Which marketing tasks are best suited for batching?
The best tasks for batching are repetitive activities that require similar skills or mindsets. Content creation is ideal—batch your research, drafting, and editing sessions separately. Social media content works well too; you can create a week's worth of posts in one focused session. Email marketing benefits from batching newsletter writing and sequence creation. Even administrative tasks like responding to comments, reviewing analytics, and planning can be batched. However, some tasks aren't suited for batching, such as real-time customer engagement or urgent responses that need immediate attention. The key is identifying which tasks benefit from focused, uninterrupted time versus those requiring flexibility.
How long should my marketing batching sessions be?

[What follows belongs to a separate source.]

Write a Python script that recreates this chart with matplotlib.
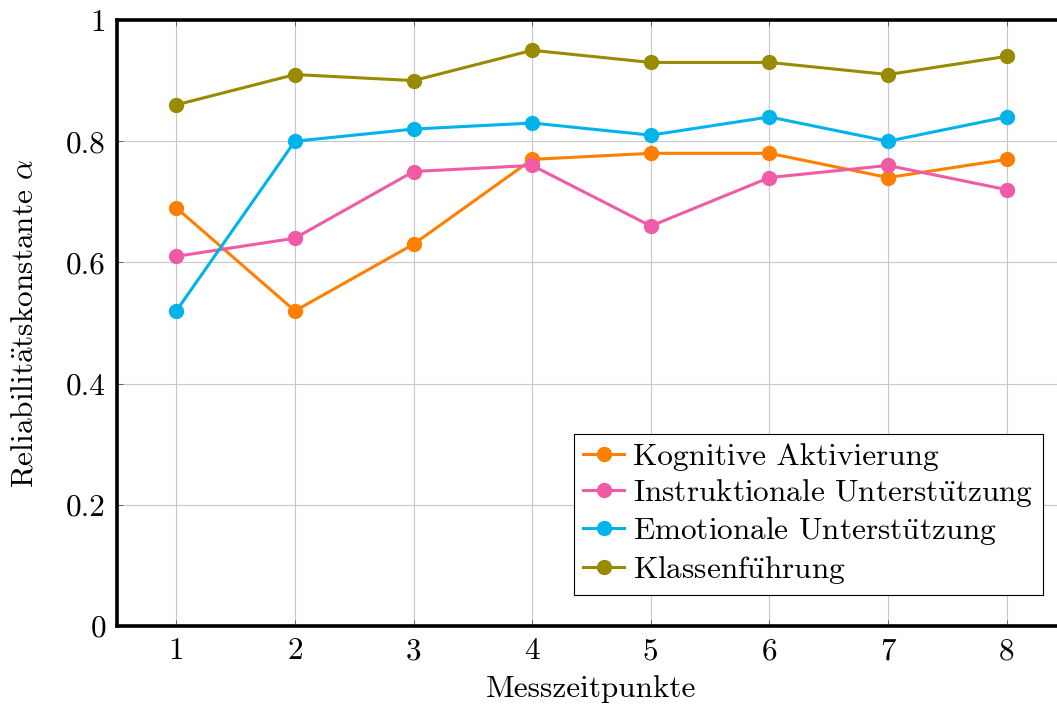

The optimal length for marketing batching sessions depends on the type of task and your personal energy levels. For intensive creative work like writing blog posts or creating video content, most people find that 2-4 hour batches work best. This is long enough to enter a flow state and make significant progress, but short enough to avoid creative fatigue. For less demanding tasks like scheduling posts, responding to comments, or reviewing analytics, you can often batch for longer periods. Some marketers dedicate entire days to specific task types—called theme days—which eliminates daily context switches entirely. The key is to experiment and find what works for you. Start with shorter batches and gradually extend them if you find you're maintaining focus and energy throughout.